Today I cross the carretera, choose the little bus that goes through the village first. I like the little bus best. It’s more simple, more bare bones, has no curtains, no cushions. All the windows are flung open, and kids in their school uniforms chatter and laugh and shout. Older Mexican women get on with their heavy groceries, sometimes only riding for a few blocks along the narrow cobblestone streets. I like being drenched in the bustle. By the time we get back up to the highway again, things have quieted. The after-school flurry is over.
The bus heads west. I breathe in wet earth from last night’s rain. I settle into my seat. I am going again to the next town over, to San Juan Cosolá. The wind blows in, making straight dark hair dance against the backs before me. The driver has the radio up loud, and ranchera music washes around us like the summer air. In the midst of all that is familiar, that for all its foreign-ness has become home to me, I am overcome. It happens to me often on this stretch of road, a kind of Mexican enchantment, I think. But still I am surprised. I am taken by a big burst of joy to be living here in Mexico, joy washed by gratitude that makes my eyes brim.
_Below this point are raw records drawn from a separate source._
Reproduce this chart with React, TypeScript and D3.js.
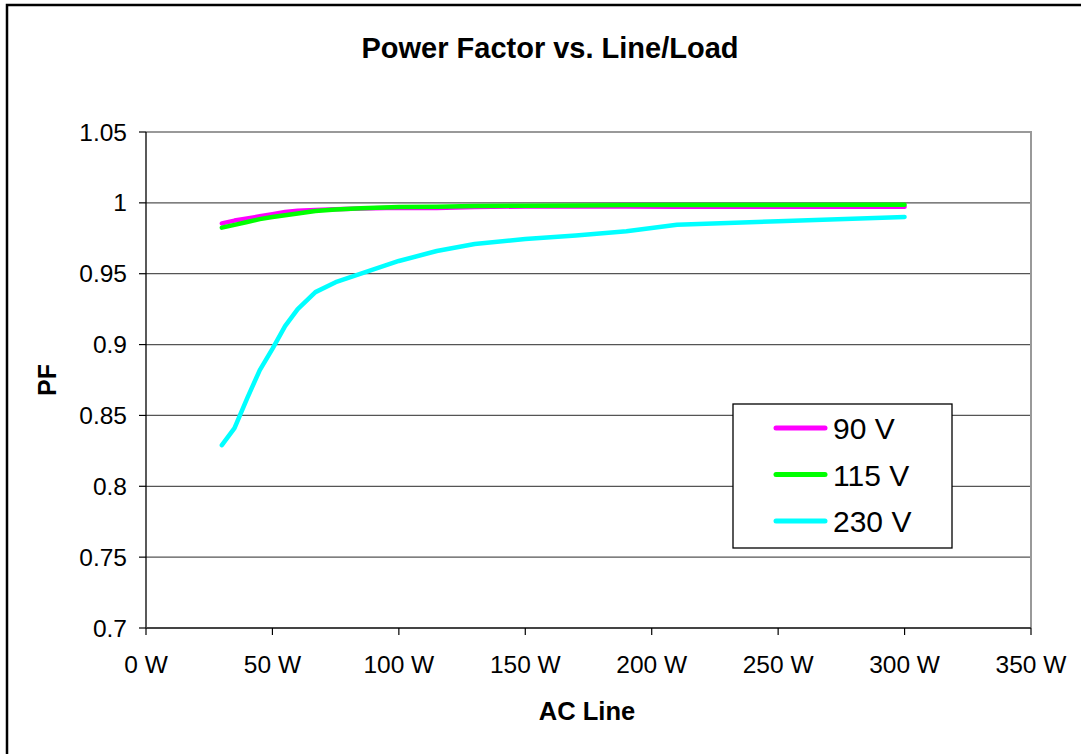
import * as d3 from 'd3'

const loadW = [30, 35, 40, 45, 50, 55, 60, 67, 75, 85, 100, 115, 130, 150, 170, 190, 210, 250, 300]
const pf90 = [0.9855, 0.9875, 0.989, 0.9905, 0.992, 0.9935, 0.9945, 0.995, 0.9955, 0.996, 0.9965, 0.9963, 0.997, 0.9975, 0.9975, 0.9974, 0.9973, 0.9973, 0.9973]
const pf115 = [0.9825, 0.9845, 0.9865, 0.9885, 0.99, 0.9913, 0.9925, 0.9942, 0.9953, 0.9962, 0.997, 0.9972, 0.9977, 0.998, 0.9982, 0.9984, 0.9985, 0.9985, 0.9986]
const pf230 = [0.829, 0.841, 0.862, 0.882, 0.897, 0.913, 0.925, 0.937, 0.944, 0.950, 0.959, 0.966, 0.971, 0.9745, 0.977, 0.980, 0.9845, 0.987, 0.990]

const seriesNames = ['90 V', '115 V', '230 V']
const seriesColors = ['#ff00ff', '#00ff00', '#00ffff']
const xTicks = [0, 50, 100, 150, 200, 250, 300, 350]
const yTicks = [0.7, 0.75, 0.8, 0.85, 0.9, 0.95, 1, 1.05]

const W = 1081
const H = 754
const plot = { left: 146, right: 1031, top: 132, bottom: 628 }
const font = '"Liberation Sans", Arial, sans-serif'

export default function App() {
  const x = d3.scaleLinear().domain([0, 350]).range([plot.left, plot.right])
  const y = d3.scaleLinear().domain([0.7, 1.05]).range([plot.bottom, plot.top])

  const series = [pf90, pf115, pf230]
  const line = d3.line<number>()
    .x((_, i) => x(loadW[i]))
    .y(d => y(d))

  const legend = { x: 733, y: 404, w: 219, h: 144 }

  return (
    <div style={{ position: 'absolute', left: 0, top: 0 }}>
      <svg width={W} height={H} style={{ display: 'block', fontFamily: font }}>
        <rect x={0} y={0} width={W} height={H} fill="#fff" />
        <rect x={7} y={5} width={W + 20} height={H + 20} fill="none" stroke="#000" strokeWidth={2.5} />

        <text x={550} y={58} textAnchor="middle" fontSize={29} fontWeight="bold">
          Power Factor vs. Line/Load
        </text>

        {/* gridlines */}
        {yTicks.slice(1, -1).map(t => (
          <line key={t} x1={plot.left} x2={plot.right} y1={y(t)} y2={y(t)} stroke="#555" strokeWidth={1.3} />
        ))}

        {/* plot frame top/right */}
        <path
          d={`M${plot.left},${plot.top}H${plot.right}V${plot.bottom}`}
          fill="none"
          stroke="#999"
          strokeWidth={2}
        />

        {/* y axis */}
        <line x1={plot.left} x2={plot.left} y1={plot.top} y2={plot.bottom} stroke="#000" strokeWidth={1.3} />
        {yTicks.map(t => (
          <g key={t}>
            <line x1={plot.left - 7} x2={plot.left} y1={y(t)} y2={y(t)} stroke="#000" strokeWidth={1.2} />
            <text x={127} y={y(t) + 8.5} textAnchor="end" fontSize={24.5}>
              {d3.format('')(t)}
            </text>
          </g>
        ))}

        {/* x axis */}
        <line x1={plot.left} x2={plot.right} y1={plot.bottom} y2={plot.bottom} stroke="#444" strokeWidth={2} />
        {xTicks.map(t => (
          <g key={t}>
            <line x1={x(t)} x2={x(t)} y1={plot.bottom} y2={plot.bottom + 7} stroke="#000" strokeWidth={1.2} />
            <text x={x(t)} y={673} textAnchor="middle" fontSize={24.5}>
              {`${t} W`}
            </text>
          </g>
        ))}

        {/* series */}
        {series.map((s, i) => (
          <path
            key={seriesNames[i]}
            d={line(s) ?? ''}
            fill="none"
            stroke={seriesColors[i]}
            strokeWidth={4.5}
            strokeLinecap="round"
            strokeLinejoin="round"
          />
        ))}

        <text x={587} y={720} textAnchor="middle" fontSize={25.5} fontWeight="bold">
          AC Line
        </text>
        <text
          transform="translate(56,380) rotate(-90)"
          textAnchor="middle"
          fontSize={25}
          fontWeight="bold"
        >
          PF
        </text>

        {/* legend */}
        <rect x={legend.x} y={legend.y} width={legend.w} height={legend.h} fill="#fff" stroke="#000" strokeWidth={1.3} />
        {seriesNames.map((n, i) => {
          const ly = 428 + i * 46.5
          return (
            <g key={n}>
              <line x1={776} x2={825} y1={ly} y2={ly} stroke={seriesColors[i]} strokeWidth={5} strokeLinecap="round" />
              <text x={833} y={ly + 11} fontSize={30}>
                {n}
              </text>
            </g>
          )
        })}
      </svg>
    </div>
  )
}
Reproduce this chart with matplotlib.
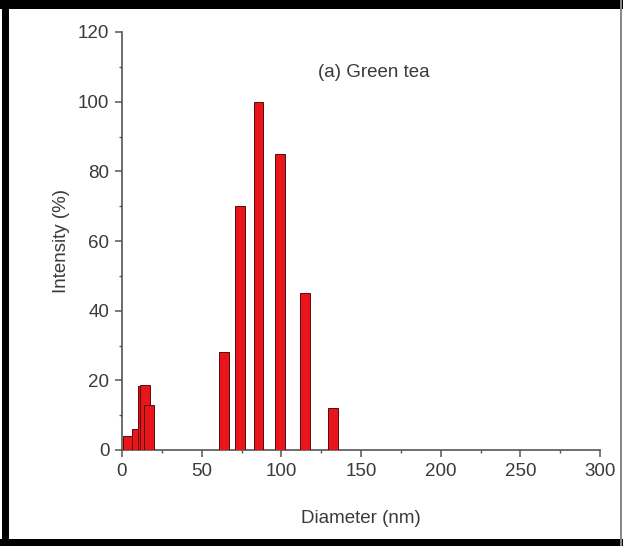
import numpy as np
import matplotlib.pyplot as plt
from matplotlib.patches import Rectangle
from matplotlib.ticker import MultipleLocator

plt.rcParams['font.family'] = ['Liberation Sans', 'DejaVu Sans']

# particle size distribution (DLS), green tea sample
diameter = [3.5, 9.5, 12.8, 14.3, 17.0, 64.0, 74.1, 85.7, 99.1, 114.7, 132.3]
intensity = [4, 6, 18.3, 18.7, 13, 28, 70, 100, 85, 45, 12]

text_color = '#3a3a3a'
bar_color = '#e8151b'

fig = plt.figure(figsize=(6.23, 5.46), dpi=100)
ax = fig.add_axes([122/623, 1 - 450/546, 478/623, 418/546])

ax.bar(diameter, intensity, width=6.0, color=bar_color,
       edgecolor='#5a0a0a', linewidth=0.7, zorder=3)

ax.set_xlim(0, 300)
ax.set_ylim(0, 120)
ax.xaxis.set_major_locator(MultipleLocator(50))
ax.xaxis.set_minor_locator(MultipleLocator(25))
ax.yaxis.set_major_locator(MultipleLocator(20))
ax.yaxis.set_minor_locator(MultipleLocator(10))

for s in ['top', 'right']:
    ax.spines[s].set_visible(False)
for s in ['left', 'bottom']:
    ax.spines[s].set_color('#555555')
    ax.spines[s].set_linewidth(1.2)

ax.tick_params(which='major', direction='out', length=5, width=1.1,
               color='#555555', labelsize=13.5, labelcolor=text_color, pad=4)
ax.tick_params(which='minor', direction='out', length=2.5, width=1.0,
               color='#555555')

ax.set_xlabel('Diameter (nm)', fontsize=13.5, color=text_color, labelpad=22)
ax.set_ylabel('Intensity (%)', fontsize=13.5, color=text_color, labelpad=6)
ax.text(123, 108.5, '(a) Green tea', fontsize=13.5, color=text_color,
        va='center', ha='left')

# black frame around the picture
W, H = 623, 546
frame = [(0, H - 9, W, 9),    # top
         (2, 0, 7, H),        # left
         (0, 0, W, 7),        # bottom
         (620, 0, 2, H)]      # right
for x0, y0, w, h in frame:
    col = '#888888' if w == 2 else 'black'
    fig.add_artist(Rectangle((x0 / W, y0 / H), w / W, h / H,
                             transform=fig.transFigure, color=col, lw=0))

fig.savefig('out.png', dpi=100)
I look out the window, my throat tight, my heart pushing against my ribs. I watch the hills, a swathe of color on my right. I catch glimpses of the lake in the distance on my left. My mouth is open now, my jaw loose, half taking it all in, half awe. I wonder if part of what overtakes me on these bus rides is that seated on the bus among these dark-headed people, I feel a part of things. We are in this together, this riding on the bus with the air rushing in and the music resonating in our bones. On the bus, I feel like I belong.
Isn’t there a way you can go back ? Perhaps spend part of the year there?
Oh, I do hope so, Madhu. It isn’t possible right now, but that is my dream. I’d spend the rainy months there, I think, or move back altogether one day, perhaps.
So glad you decided to continue with writing about your experiences in Mexico. It offers so much more for those of us who have only been there as
Thank you, Marylou. I can’t tell you how much I appreciate hearing this. I still struggle with it, and it made me especially anxious about it because I was so far behind. But then it turned out I was able to come up with four to get caught up, and I was pleased with all of them (and even “liked” two of them enough to use the button!). So that was a lovely thing.
I’m so glad you and Richard are enjoying them. :)
I plan to keep hanging in there with this theme—and I’m still hopeful something will shift, and it will become easier to maintain through the rest of my year!